On the Hopf-Cole Transform for Control-affine Schrödinger Bridge
Alexis Teter, Abhishek Halder
TL;DR
This work investigates the Hopf–Cole transform for control-affine Schrödinger bridge problems and shows that, without identical input and noise channels, the transform yields a boundary-coupled pair of nonlinear forward–backward PDEs. The nonlinearities arise from additional drift and reaction terms $f_{\varphi}$ and $q_{\varphi}$, which depend on the gradient of the log-density through $f_{\varphi}=(\lambda gg^T-\Sigma)\nabla_x\log\varphi$ and $q_{\varphi}=\tfrac{1}{2}(\nabla_x\log\varphi)^T(\lambda gg^T-\Sigma)\nabla_x\log\varphi$, and these terms vanish when $gg^T$ is proportional to $\Sigma$, yielding decoupled linear PDEs solvable by dynamic Sinkhorn recursions. The paper thus identifies a fundamental limitation of the Hopf–Cole approach for generic problems and motivates developing new algorithms beyond Sinkhorn for the general case. The findings illuminate the role of channel mismatch in shaping the forward–backward dynamics and connect to interpretations via Doob transforms, current velocity, and Fisher-type terms, with potential implications for stochastic control and optimal transport methods.
Abstract
The purpose of this note is to clarify the importance of the relation $\boldsymbol{gg}^{\top}\propto \boldsymbol{σσ}^{\top}$ in solving control-affine Schrödinger bridge problems via the Hopf-Cole transform, where $\boldsymbol{g},\boldsymbolσ$ are the control and noise coefficients, respectively. We show that the Hopf-Cole transform applied to the conditions of optimality for generic control-affine Schrödinger bridge problems, i.e., without the assumption $\boldsymbol{gg}^{\top}\propto\boldsymbol{σσ}^{\top}$, gives a pair of forward-backward PDEs that are neither linear nor equation-level decoupled. We explain how the resulting PDEs can be interpreted as nonlinear forward-backward advection-diffusion-reaction equations, where the nonlinearity stem from additional drift and reaction terms involving the gradient of the log-likelihood a.k.a. the score.

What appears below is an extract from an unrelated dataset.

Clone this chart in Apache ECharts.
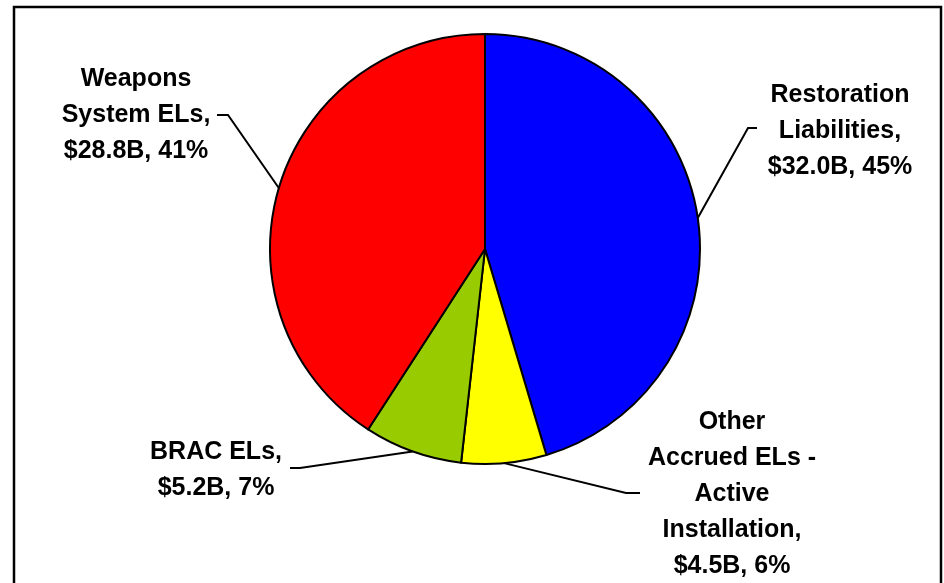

These additional drift and reaction vanish when $\boldsymbol{gg}^{\top}\propto\boldsymbol{σσ}^{\top}$, and the resulting boundary-coupled system of linear PDEs can then be solved by dynamic Sinkhorn recursions. A key takeaway of our work is that the numerical solution of the generic control-affine Schrödinger bridge requires further algorithmic development, possibly generalizing the dynamic Sinkhorn recursion or otherwise.